American real estate investment firm

Annaly Capital Management, Inc. is one of the largest mortgage real estate investment trusts. It is organized in Maryland with its principal office in New York City.

The company borrows money, primarily via short term repurchase agreements, and reinvests the proceeds in asset-backed securities. As of December 31, 2023, 88% of the company's assets were mortgage-backed securities issued by either Fannie Mae or Freddie Mac. The company generates profits from the net interest spread between the interest earned from its assets and its borrowing costs, which is amplified from the use of leverage. As of December 31, 2019, the company had a GAAP leverage ratio of 6.8:1.

As of December 31, 2023, the weighted average days to maturity of its repurchase agreements was 44 days.

The company is ranked 857th on the Fortune 1000.

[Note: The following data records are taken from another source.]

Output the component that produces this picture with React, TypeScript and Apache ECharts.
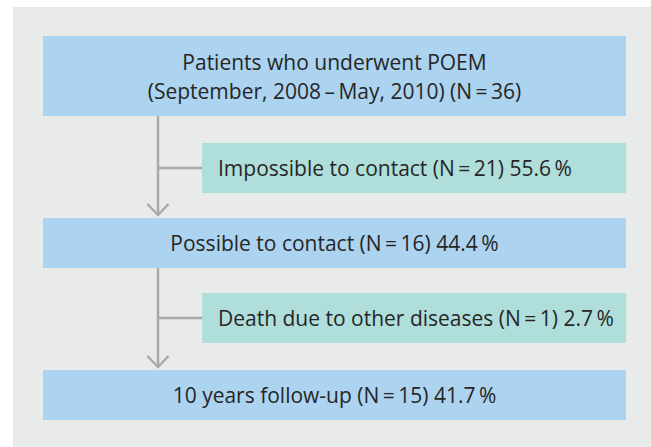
import React, { useEffect, useRef } from "react";
import * as echarts from "echarts";

// Flowchart content
const mainBoxLabels: string[] = [
  "Patients who underwent POEM\n(September, 2008\u2009–\u2009May, 2010) (N\u2009=\u200936)",
  "Possible to contact (N\u2009=\u200916) 44.4\u2009%",
  "10 years follow-up (N\u2009=\u200915) 41.7\u2009%",
];
const sideBoxLabels: string[] = [
  "Impossible to contact (N\u2009=\u200921) 55.6\u2009%",
  "Death due to other diseases (N\u2009=\u20091) 2.7\u2009%",
];

// Layout (pixels)
const W = 651;
const H = 447;
const PANEL = { x: 13, y: 7, w: W - 13, h: H - 7 };
const BOX_LEFT = 43;
const BOX_RIGHT = 626;
const SIDE_LEFT = 202;
const mainBoxY: [number, number][] = [
  [36, 116],
  [218, 268],
  [370, 420],
];
const sideBoxY: [number, number][] = [
  [143, 193],
  [293, 343],
];
const LINE_X = 158;

const COLORS = {
  panel: "#e9ebea",
  main: "#acd3ef",
  side: "#b0dedb",
  line: "#a8a9a9",
  text: "#262626",
};
const FONT = "'Open Sans', 'Noto Sans', sans-serif";
const FONT_SIZE = 21;

export default function App() {
  const ref = useRef<HTMLDivElement>(null);
  useEffect(() => {
    if (!ref.current) return;
    const chart = echarts.init(ref.current, null, { renderer: "svg" });
    const elements: any[] = [];
    elements.push({
      type: "rect",
      shape: { x: PANEL.x, y: PANEL.y, width: PANEL.w, height: PANEL.h },
      style: { fill: COLORS.panel },
    });
    mainBoxLabels.forEach((label, i) => {
      const [y0, y1] = mainBoxY[i];
      elements.push({
        type: "rect",
        shape: { x: BOX_LEFT, y: y0, width: BOX_RIGHT - BOX_LEFT, height: y1 - y0 },
        style: { fill: COLORS.main },
      });
      elements.push({
        type: "text",
        x: (BOX_LEFT + BOX_RIGHT) / 2,
        y: (y0 + y1) / 2,
        style: {
          text: label,
          fill: COLORS.text,
          font: `${FONT_SIZE}px ${FONT}`,
          align: "center",
          verticalAlign: "middle",
          lineHeight: 29,
        },
      });
    });
    sideBoxLabels.forEach((label, i) => {
      const [y0, y1] = sideBoxY[i];
      elements.push({
        type: "rect",
        shape: { x: SIDE_LEFT, y: y0, width: BOX_RIGHT - SIDE_LEFT, height: y1 - y0 },
        style: { fill: COLORS.side },
      });
      elements.push({
        type: "text",
        x: SIDE_LEFT + 16,
        y: (y0 + y1) / 2,
        style: {
          text: label,
          fill: COLORS.text,
          font: `${FONT_SIZE}px ${FONT}`,
          align: "left",
          verticalAlign: "middle",
        },
      });
      // connectors: vertical line from main box above to arrow tip at main box below
      const top = mainBoxY[i][1];
      const tip = mainBoxY[i + 1][0] - 3;
      const cy = (y0 + y1) / 2;
      const lineStyle = { stroke: COLORS.line, lineWidth: 2.5 };
      elements.push({
        type: "line",
        shape: { x1: LINE_X, y1: top, x2: LINE_X, y2: tip },
        style: lineStyle,
      });
      elements.push({
        type: "line",
        shape: { x1: LINE_X, y1: cy, x2: SIDE_LEFT, y2: cy },
        style: lineStyle,
      });
      elements.push({
        type: "polyline",
        shape: {
          points: [
            [LINE_X - 10.5, tip - 11],
            [LINE_X, tip],
            [LINE_X + 10.5, tip - 11],
          ],
        },
        style: { ...lineStyle, fill: null },
      });
    });
    chart.setOption({ animation: false, graphic: { elements } });
    return () => chart.dispose();
  }, []);
  return (
    <div
      ref={ref}
      style={{ position: "absolute", left: 0, top: 0, width: W, height: H, background: "#ffffff" }}
    />
  );
}
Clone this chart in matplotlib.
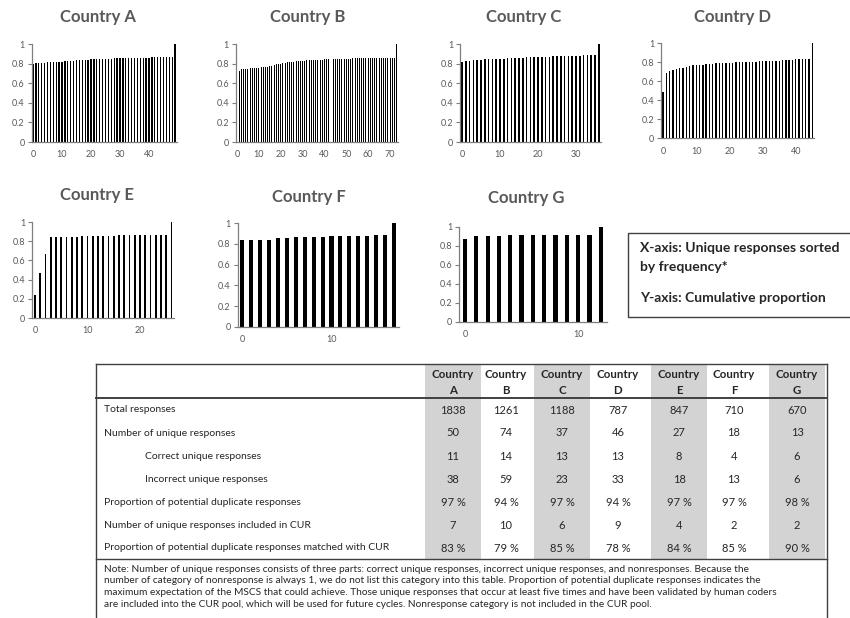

The company is named after Annaly, Ireland, which was ruled by the ancestors of the company's founder.

==History==
Annaly Capital Management was founded in 1997 by Michael A.J. Farrell (1951-2012) and Wellington Denahan. Mike Farrell spent 26 years working for investment banks including E.F. Hutton & Co., Morgan Stanley, and Merrill Lynch.

In 2004, the company acquired Fixed Income Discount Advisory, an investment adviser, for $40.5 million in stock.

In October 2012, co-founder Wellington Denahan became CEO after Michael Farrell was diagnosed with cancer; Farrell died that month.

In 2013, the company acquired CreXus Investment for $996 million.

Effective September 30, 2015, Kevin Keyes was named CEO of the company.

In 2016, the company acquired Hatteras Financial for $1.5 billion in cash and stock.

In 2017, the company sold its Pingora servicing subsidiary.

In March 2020, David L. Finkelstein was named Chief Executive Officer and a member of the Board.